The devs are proposing to test a raise in Ethereum’s gas limit to 150 million by the Fusaka hard fork, according to Ethereum Improvement Proposal (EIP) 9678, introduced on April 23 by Sophia Gold, a developer on the protocol support team at the Ethereum Foundation. 

During the last All Core Devs Execution (ACDE) meeting, there were discussions to make the gas limit increase a “key feature” of Fusaka, Ethereum core developer Tim Beiko said in an April 24 meeting summary. 

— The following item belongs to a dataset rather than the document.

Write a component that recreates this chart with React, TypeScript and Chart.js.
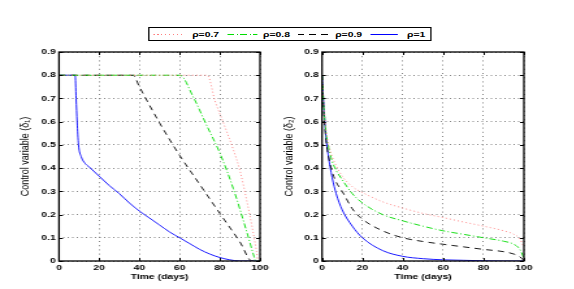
import React, { useEffect, useRef } from "react";
import { Chart, registerables } from "chart.js";

Chart.register(...registerables);

// ---- data ----
const seriesLabels = ["ρ=0.7", "ρ=0.8", "ρ=0.9", "ρ=1"];
const xTicks = [0, 20, 40, 60, 80, 100];
const yTicks = [0, 0.1, 0.2, 0.3, 0.4, 0.5, 0.6, 0.7, 0.8, 0.9];

// Left panel: control variable delta1
const d1Rho07T = [0, 73.8, 77.6, 82, 86.7, 90, 93.4, 96, 98.3, 99, 100];
const d1Rho07V = [0.8, 0.8, 0.69, 0.59, 0.48, 0.39, 0.26, 0.15, 0.04, 0, 0];
const d1Rho08T = [0, 60.1, 66.8, 73.4, 80.1, 86.7, 93.4, 97, 97.8, 100];
const d1Rho08V = [0.8, 0.8, 0.706, 0.585, 0.463, 0.312, 0.126, 0.02, 0, 0];
const d1Rho09T = [0, 36.9, 40, 50, 60, 70, 80, 90, 96, 100];
const d1Rho09V = [0.8, 0.8, 0.75, 0.595, 0.455, 0.33, 0.205, 0.082, 0, 0];
const d1Rho10T = [0, 8, 8.5, 9, 9.7, 11, 13, 15, 20, 25, 30, 35, 40, 45, 50, 55, 60, 65, 70, 75, 80, 85, 90, 100];
const d1Rho10V = [0.8, 0.8, 0.7, 0.6, 0.5, 0.45, 0.42, 0.405, 0.365, 0.325, 0.29, 0.25, 0.215, 0.185, 0.155, 0.125, 0.1, 0.075, 0.05, 0.03, 0.015, 0.005, 0, 0];

// Right panel: control variable delta2
const d2T = [0, 1, 2, 3, 5, 7, 10, 15, 20, 30, 40, 50, 60, 70, 80, 90, 95, 98, 100];
const d2Rho07V = [0.8, 0.66, 0.56, 0.51, 0.45, 0.41, 0.365, 0.32, 0.295, 0.255, 0.228, 0.205, 0.187, 0.168, 0.15, 0.13, 0.115, 0.095, 0.06];
const d2Rho08V = [0.8, 0.65, 0.55, 0.5, 0.43, 0.39, 0.35, 0.29, 0.25, 0.2, 0.173, 0.15, 0.13, 0.115, 0.1, 0.085, 0.072, 0.05, 0.012];
const d2Rho09V = [0.8, 0.62, 0.52, 0.46, 0.385, 0.34, 0.3, 0.225, 0.18, 0.13, 0.1, 0.084, 0.072, 0.061, 0.05, 0.04, 0.03, 0.018, 0.002];
const d2Rho10V = [0.8, 0.65, 0.53, 0.46, 0.36, 0.29, 0.22, 0.15, 0.1, 0.045, 0.02, 0.01, 0.005, 0.003, 0.001, 0, 0, 0, 0];

// ---- styles ----
const S = 1.3; // horizontal stretch of the reference
const W = 574 / S;
const colors = ["#ff7f7f", "#00dd00", "#000000", "#0000ff"];
const dashes: number[][] = [[1, 2.2], [5, 2, 1, 2], [5, 4], []];
const FONT = "'Liberation Sans', Arial, Helvetica, sans-serif";

function pts(t: number[], v: number[]) {
  return t.map((x, i) => ({ x, y: v[i] }));
}

const frame = {
  id: "frame",
  afterDatasetsDraw(chart: any) {
    const { ctx, chartArea: a, scales } = chart;
    ctx.save();
    ctx.strokeStyle = "#000";
    ctx.lineWidth = 1;
    const tl = 3;
    ctx.beginPath();
    for (const v of xTicks) {
      const px = Math.round(scales.x.getPixelForValue(v)) + 0.5;
      ctx.moveTo(px, a.bottom);
      ctx.lineTo(px, a.bottom - tl);
      ctx.moveTo(px, a.top);
      ctx.lineTo(px, a.top + tl);
    }
    for (const v of yTicks) {
      const py = Math.round(scales.y.getPixelForValue(v)) + 0.5;
      ctx.moveTo(a.left, py);
      ctx.lineTo(a.left + tl, py);
      ctx.moveTo(a.right, py);
      ctx.lineTo(a.right - tl, py);
    }
    ctx.stroke();
    ctx.lineWidth = 1.3;
    ctx.strokeRect(a.left, a.top, a.right - a.left, a.bottom - a.top);
    ctx.restore();
  },
};

function makeChart(
  canvas: HTMLCanvasElement,
  data: { x: number; y: number }[][],
  yTitle: string,
  yAxisWidth: number,
  yTitlePad: number,
  padRight: number
) {
  return new Chart(canvas, {
    type: "line",
    data: {
      datasets: data.map((d, i) => ({
        label: seriesLabels[i],
        data: d,
        borderColor: colors[i],
        borderWidth: i === 3 ? 0.9 : 0.9,
        borderDash: dashes[i],
        pointRadius: 0,
        fill: false,
        cubicInterpolationMode: "monotone" as const,
      })),
    },
    options: {
      animation: false,
      responsive: false,
      devicePixelRatio: 1,
      layout: { padding: { top: 52, right: padRight, left: 0, bottom: 0 } },
      plugins: { legend: { display: false }, tooltip: { enabled: false } },
      scales: {
        x: {
          type: "linear",
          min: 0,
          max: 100,
          afterBuildTicks: (s: any) => {
            s.ticks = xTicks.map((v) => ({ value: v }));
          },
          afterFit: (s: any) => {
            s.height = 28;
          },
          ticks: {
            color: "#000",
            font: { family: FONT, size: 8, weight: "bold" },
            padding: 2,
            maxRotation: 0,
            callback: (v: any) => String(v),
          },
          grid: {
            color: "#666",
            lineWidth: 0.8,
            drawTicks: false,
          },
          border: { display: false, dash: [1, 3.2] },
          title: {
            display: true,
            text: "Time (days)",
            color: "#000",
            font: { family: FONT, size: 8, weight: "bold" },
            padding: { top: 0, bottom: 7 },
          },
        },
        y: {
          type: "linear",
          min: 0,
          max: 0.9,
          afterBuildTicks: (s: any) => {
            s.ticks = yTicks.map((v) => ({ value: v }));
          },
          afterFit: (s: any) => {
            s.width = yAxisWidth;
          },
          ticks: {
            color: "#000",
            font: { family: FONT, size: 8, weight: "bold" },
            padding: 2.5,
            callback: (v: any) => (v === 0 ? "0" : Number(v).toFixed(1)),
          },
          grid: {
            color: "#666",
            lineWidth: 0.8,
            drawTicks: false,
          },
          border: { display: false, dash: [1, 2.5] },
          title: {
            display: true,
            text: yTitle,
            color: "#000",
            font: { family: FONT, size: 9, weight: "normal" },
            padding: { top: yTitlePad, bottom: 0 },
          },
        },
      },
    },
    plugins: [frame],
  } as any);
}

function LineSample({ i, left, width }: { i: number; left: number; width: number }) {
  let bg = "";
  const c = colors[i];
  if (i === 0) bg = `repeating-linear-gradient(to right, ${c} 0 1px, transparent 1px 3px)`;
  else if (i === 1)
    bg = `repeating-linear-gradient(to right, ${c} 0 5px, transparent 5px 7px, ${c} 7px 8px, transparent 8px 10px)`;
  else if (i === 2) bg = `repeating-linear-gradient(to right, ${c} 0 5px, transparent 5px 9px)`;
  else bg = c;
  return (
    <div
      style={{
        position: "absolute",
        left,
        top: 6,
        width,
        height: 1,
        background: bg,
      }}
    />
  );
}

function LegendText({ text, left }: { text: string; left: number }) {
  return (
    <div
      style={{
        position: "absolute",
        left,
        top: 0,
        height: 13,
        lineHeight: "13px",
        fontFamily: FONT,
        fontSize: 8,
        fontWeight: "bold",
        color: "#000",
        whiteSpace: "nowrap",
      }}
    >
      {text}
    </div>
  );
}

export default function App() {
  const leftRef = useRef<HTMLCanvasElement>(null);
  const rightRef = useRef<HTMLCanvasElement>(null);

  useEffect(() => {
    const c1 = makeChart(
      leftRef.current!,
      [pts(d1Rho07T, d1Rho07V), pts(d1Rho08T, d1Rho08V), pts(d1Rho09T, d1Rho09V), pts(d1Rho10T, d1Rho10V)],
      "Control variable (δ₁)",
      45.4,
      13.8,
      22
    );
    const c2 = makeChart(
      rightRef.current!,
      [pts(d2T, d2Rho07V), pts(d2T, d2Rho08V), pts(d2T, d2Rho09V), pts(d2T, d2Rho10V)],
      "Control variable (δ₂)",
      32.7,
      1.9,
      38
    );
    return () => {
      c1.destroy();
      c2.destroy();
    };
  }, []);

  return (
    <div
      style={{
        position: "fixed",
        left: 0,
        top: 0,
        width: 574,
        height: 289,
        overflow: "hidden",
        background: "#fff",
      }}
    >
      <div
        style={{
          position: "absolute",
          left: 0,
          top: 0,
          width: W,
          height: 289,
          transform: `scaleX(${S})`,
          transformOrigin: "0 0",
        }}
      >
        <canvas ref={leftRef} width={222} height={289} style={{ position: "absolute", left: 0, top: 0 }} />
        <canvas ref={rightRef} width={226} height={289} style={{ position: "absolute", left: 215, top: 0 }} />
        <div
          style={{
            position: "absolute",
            left: 113.8,
            top: 27,
            width: 216,
            height: 12,
            border: "1px solid #000",
            background: "#fff",
          }}
        >
          <LineSample i={0} left={3} width={23} />
          <LegendText text={seriesLabels[0]} left={33} />
          <LineSample i={1} left={60} width={23} />
          <LegendText text={seriesLabels[1]} left={87.5} />
          <LineSample i={2} left={114.5} width={24.6} />
          <LegendText text={seriesLabels[2]} left={143} />
          <LineSample i={3} left={170} width={21.6} />
          <LegendText text={seriesLabels[3]} left={198.3} />
        </div>
      </div>
    </div>
  );
}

“To align on client defaults and keep this as a priority, we’ve drafted an EIP. It’s a bit unconventional, but not unprecedented (see EIP-7840). We plan to get it merged early next week and formally SFI it on the next ACDE,” Beiko said. 

“As we continue this work, we expect to identify changes that need to be made in-protocol to support a higher gas limit. This implies adding more EIPs to Fusaka, even though the fork scope is final.”

Source: Tim Beiko

The next Ethereum upgrade, Pectra, is scheduled to go live on the mainnet in May. Fusaka has been flagged as possibly going online in late 2025.

Gas limit increase a priority ahead of Fusaka

As part of the motivation for increasing the gas limit, the developers said there was great interest in scaling layer 1 execution and that it could likely be done by implementing any new features.

However, it requires guidance from execution layer developers because “we expect to find bugs in clients at higher gas limits than currently used on mainnet,” which will “require time from client developers both to test and to fix any bugs that arise, therefore it makes sense to include as an EIP in a hard fork to commit to this.”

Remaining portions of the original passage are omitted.